- Born: 28 July 1954 (age 71) Dundee, Scotland
- Other names: David Stewart; Max Marlborough
- Education: Duncan of Jordanstone College of Art and Design; University of Sussex;
- Occupations: Author, artist, designer and publisher
- Known for: Founder of Salariya Book Company

= David Salariya =

Scottish author, artist and publisher (born 1954)

David Salariya FRSA (born 28 July 1954) is a Scottish author, artist and designer. He is the founder of children's books publisher Salariya Book Company. He has created and designed many children's book series, including the You Wouldn't Want To Be series. He writes as David Stewart and Max Marlborough.

== Early life and education ==
David Salariya was born in Dundee, Scotland, in 1954. He attended Ancrum Road Primary School then Harris Academy, before studying illustration and printmaking at Duncan of Jordanstone College of Art and Design in Dundee, specialising in book design in his post-graduate year. He trained to be an art teacher at the University of Sussex.

== Career ==
Salariya started his career as a freelance illustrator and designer in London and Italy. In 1989, he founded the Salariya Book Company in Brighton, which has imprints including: Book House, Scribblers and Scribo. He collaborated on works including multi dimensional CD Rom in 1995 and Augmented Reality in 2010.

In 2017, Salariya inaugurated the Stratford-Salariya Children's Picture Book Prize for unpublished picture book writers and illustrators.

In 2023, he was made a fellow of the Royal Society of Arts.

=== Salariya Book Company ===
In 2019, the Salariya Book Company's children’s history book The You Wouldn’t Want To Be an Ancient Egyptian Mummy was developed into a theatre show.

The Salariya Book Company experienced difficulties during the COVID-19 pandemic, with trading issues brought on by UK lockdown.
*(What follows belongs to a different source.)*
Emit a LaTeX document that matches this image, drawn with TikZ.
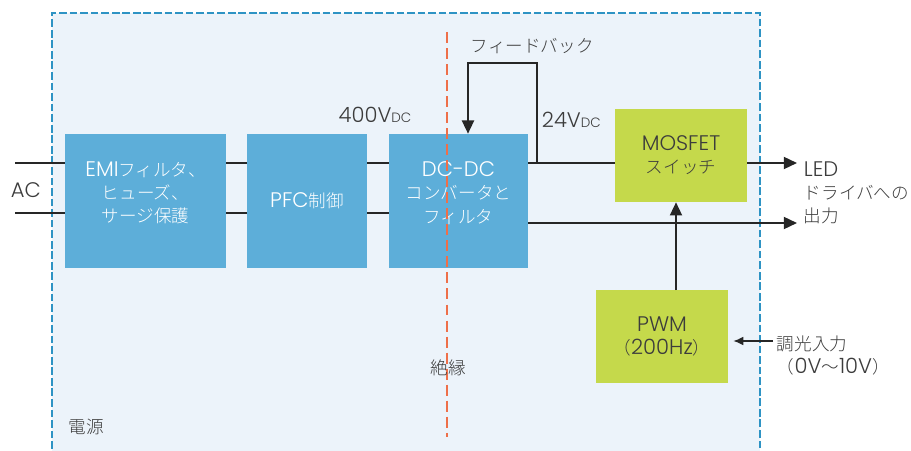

The company was eventually closed down and sold to Bonnier Books UK in November 2022.

== Exhibitions ==
Salariya has contributed to group exhibitions at The Royal Scottish Academy, Compass Gallery, and Stirling Gallery. He has three works in the collection of the University of Dundee.

==Personal life==
Salariya lives in Brighton with his wife Shirley and their son Jonathan.